General George Casey, the Chief of Staff of the Army, said today the United States could face another "decade or so" of persistent conflict in Iraq and Afghanistan.
In two months, the U.S. will have been at war in Afghanistan for nine years.
The four-star general said the U.S. military moved beyond conventional warfare in Iraq and Afghanistan "long ago," and that the focus is now on the people. Casey highlighted job, education and economic growth as essential to success in Iraq and Afghanistan.
When asked if enemies of the U.S. have to be a part of the reconciliation process for it to be considered a success, Casey said that is a "matter of debate," but that enemies have to be convinced they will lose.
(--from, Casey: U.S. Could be at War Another Decade, CBS News, http://www.cbsnews.com/8301-503544_162-20010184-503544.html)
War is ugly and insane.

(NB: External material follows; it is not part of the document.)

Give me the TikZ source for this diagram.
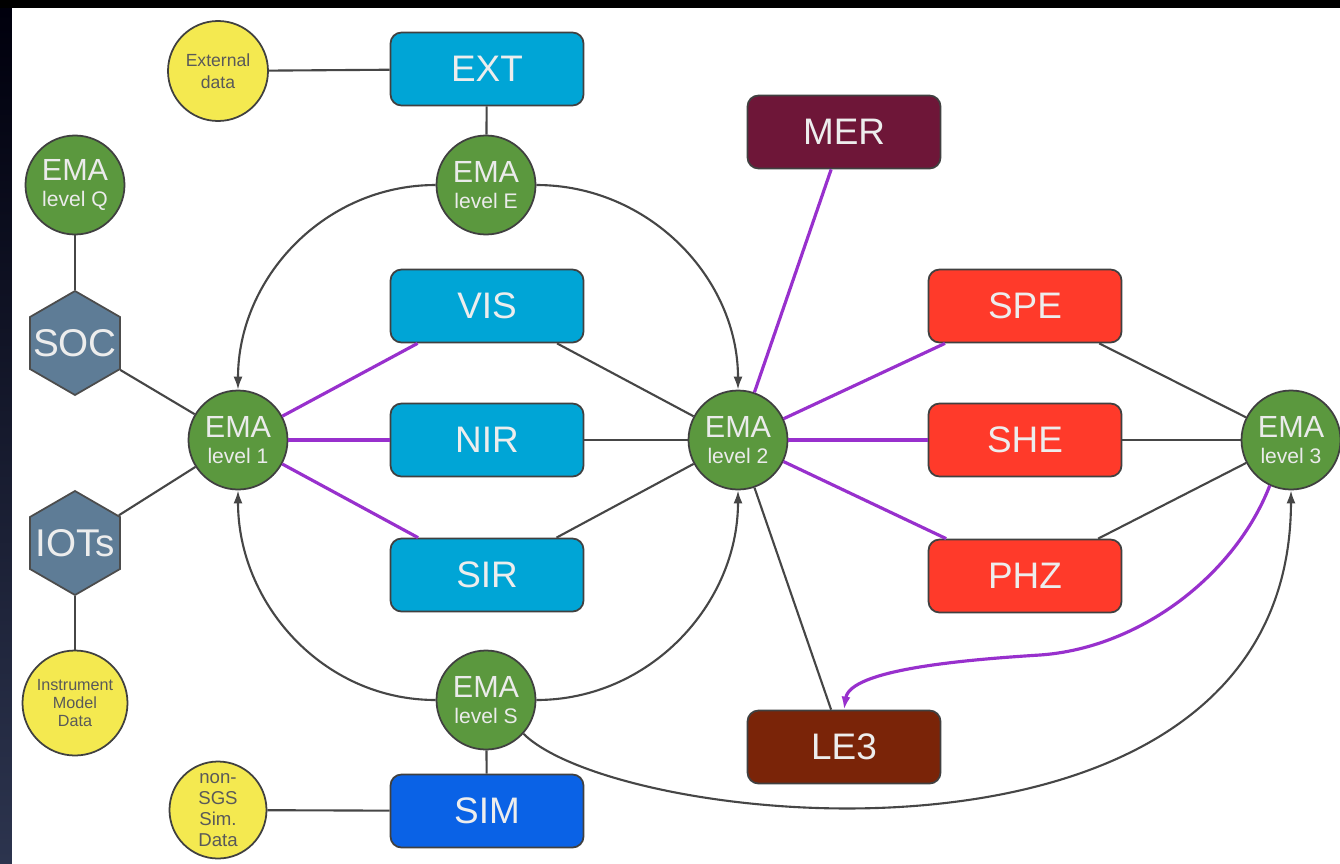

It is costly and dangerous. It disfigures and mutilates. War terrifies and seems to be what appeals to us so much we are loath not to be at war. It is truly a confounding consideration why we relish war.Chris Hedges writes:
War and conflict have marked most of my adult life. I have been in ambushes on desolate stretches of Central American roads, locked in unnerving firefights in the marshes in southern Iraq, imprisoned in the Sudan, beaten by Saudi military police, deported from Libya and Iran, captured and held for a week by Iraqi Republican Guards, strafed by Russian Mig-21s in central Bosnia, shot at by Serb snipers and shelled with deafening rounds of artillery in Sarajevo that threw out thousands of deadly bits of iron fragments. I have seen too much of violent death. I have tasted too much of my own fear. I have painful memories that lie buried most of the time. It is never easy when they surface.
And yet there is a part of me that remains nostalgic for war's simplicity and high. The enduring attraction of war is this: Even with its destruction and carnage it gives us what we all long for in life. It gives us purpose, meaning, a reason for living. Only when we are in the midst of conflict does the shallowness and vapidness of our lives become apparent. Trivia dominates our conversations and increasingly our news. And war is an enticing elixir. It gives us resolve, a cause. It allows us to be noble. And those that have the least meaning in their lives-the impoverished refugees in Gaza, the disenfranchised North African immigrants in France, even the lost legions of youth that live in the splendid indolence and safety of the industrialized world-are all susceptible to war's appeal.
( --from "War is a force that gives us meaning", by Chris Hedges, Amnesty International NOW magazine, Winter 2002, http://www.thirdworldtraveler.com/War_Peace/War_Gives_Meaning.html)
Conversation is what is missing.
Conversation is also more attractive and more important than war.
Conversation is the antidote to war.
That's why we fear conversation.
Each person is the daily recipient of new thoughts and unexpected feelings. yet so often in our social encounters and in the way we have grown used to describing ourselves, these thoughts and feelings are not welcome and remain unexpressed. This is disappointing in view of the fact that the deepest things that we have inherited have come down to us across the bridges of meaningful conversation. The Celtic tradition was primarily an oral tradition. The stories, poems, and prayers lived for centuries in the memory and voice of the people. They were learned by heart. The companionship and presence of such rich harvest of memory helped poeticize their perception and conversation. Without the presence of memory conversation becomes amnesic, repetitive, and superficial. Perception is most powerful when it engages both memory and experience. This empowers conversation to become real exploration. Real conversation has an unpredictability, danger, and resonance; it can take a turn anywhere and constantly borders on the unexpected and on the unknown. Real conversation is not a construct of the solitary ego; it creates community. So much of our modern talk is like a spider weaving a web of language maniacally outside itself. Our parallel monologues with their staccato stutter only reinforce our isolation. There is so little patience for the silence from which words emerge or for the silence that is between words and within them. When we forget or neglect this silence, we empty our world of its secret and subtle presences. We can no longer converse with the dead or the absent.
(pp. 110-111, in section 'Ascetic Solitude', in John O'Donohue's Anam Cara, A Book of Celtic Wisdom, c.1997)When we cease speaking with one another we are inclined to punch, shoot, and kill one another.
There's one more thing that has to be considered.
Silence.
Silence -- real silence, not tense festering non-communication -- allows everything into it.
Silence -- real silence -- allows everything to be merely and delightedly itself.
Real silence -- is the middle name of peace, God, and the mother of all being.
So, love your mother. Love God. Love peace.
Learn from silence to practice silence.
Want it.
Be it.
Silence is an especially good word and practice that mothers our creation.